Comment by these
1 day ago
Has anyone managed to get this to work in LM Studio? They've got a option in the UI, but it never seems to allow me to enable it.
1 day ago
Has anyone managed to get this to work in LM Studio? They've got a option in the UI, but it never seems to allow me to enable it.
It's not implemented in mlx[1] yet (or llama.cpp[2]), so it may take a while.
[1] https://github.com/ml-explore/mlx-lm/pull/990
[2] https://github.com/ggml-org/llama.cpp/pull/22673
Yes. Make sure you’re not using the Gemma sparse models since they don’t have a small model to use. Also I removed all the image models from the workspace.
I do not know what you mean by sparse models.
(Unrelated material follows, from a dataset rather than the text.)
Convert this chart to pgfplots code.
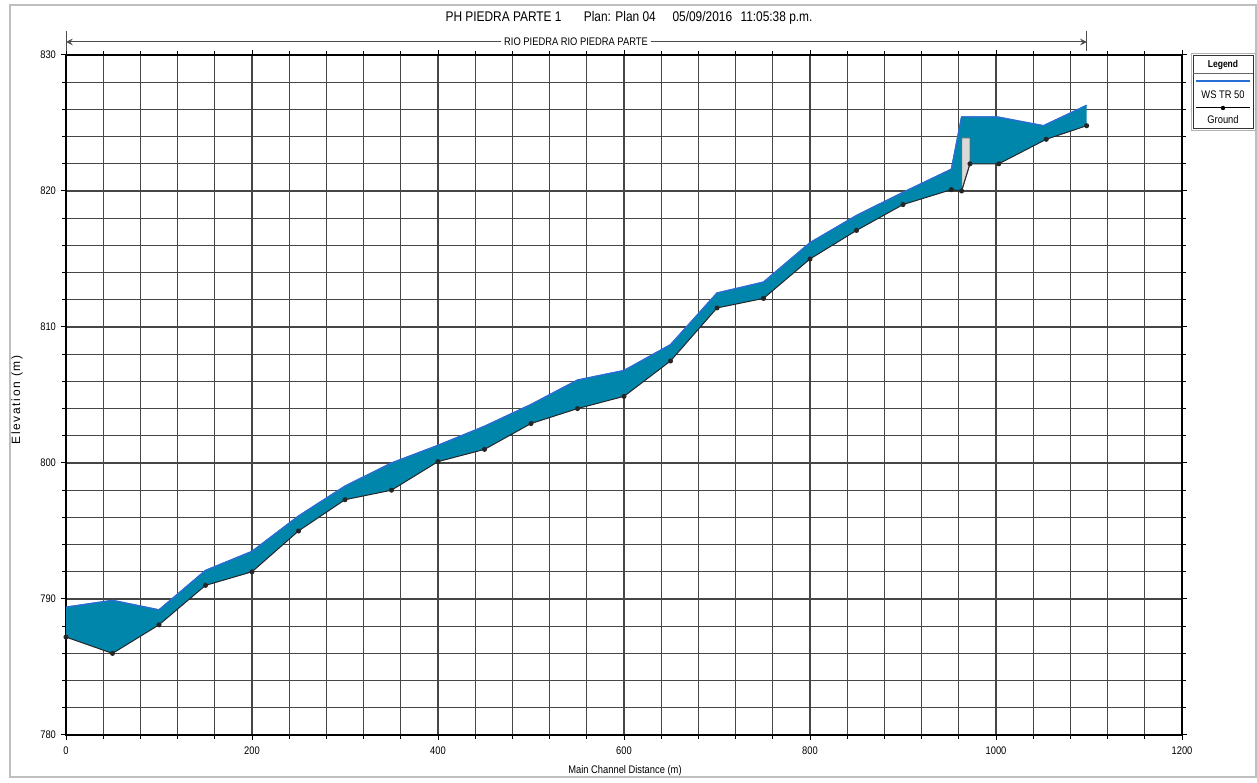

All 4 gemma-4-*-it models, regardless whether they are dense models or MoE models, have associated small models for MTP, whose names are obtained by adding the "-assistant" suffix.
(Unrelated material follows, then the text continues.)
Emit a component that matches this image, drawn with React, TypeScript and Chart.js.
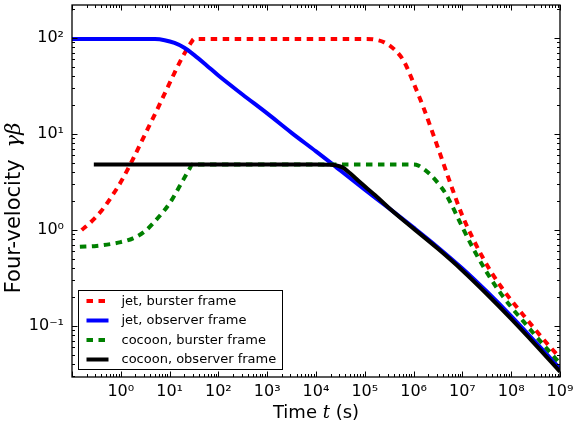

https://huggingface.co/google/gemma-4-E2B-it-assistant
https://huggingface.co/google/gemma-4-E4B-it-assistant
https://huggingface.co/google/gemma-4-26B-A4B-it-assistant
https://huggingface.co/google/gemma-4-31B-it-assistant
Normally when LM Studio doesn't like it it's because of the presence of mmproj files in the folder. Sometimes removing them helps it show up.
They're somehow connected to vision & block speculative decode...don't ask me how/why though
For gemma specifically had more luck with speculative using the llama-server route than lm studio
I've gotten it to work with other models. They've got to be perfectly aligned usually, in terms of provider, quantization etc. Might be a bit before you can get a matched set.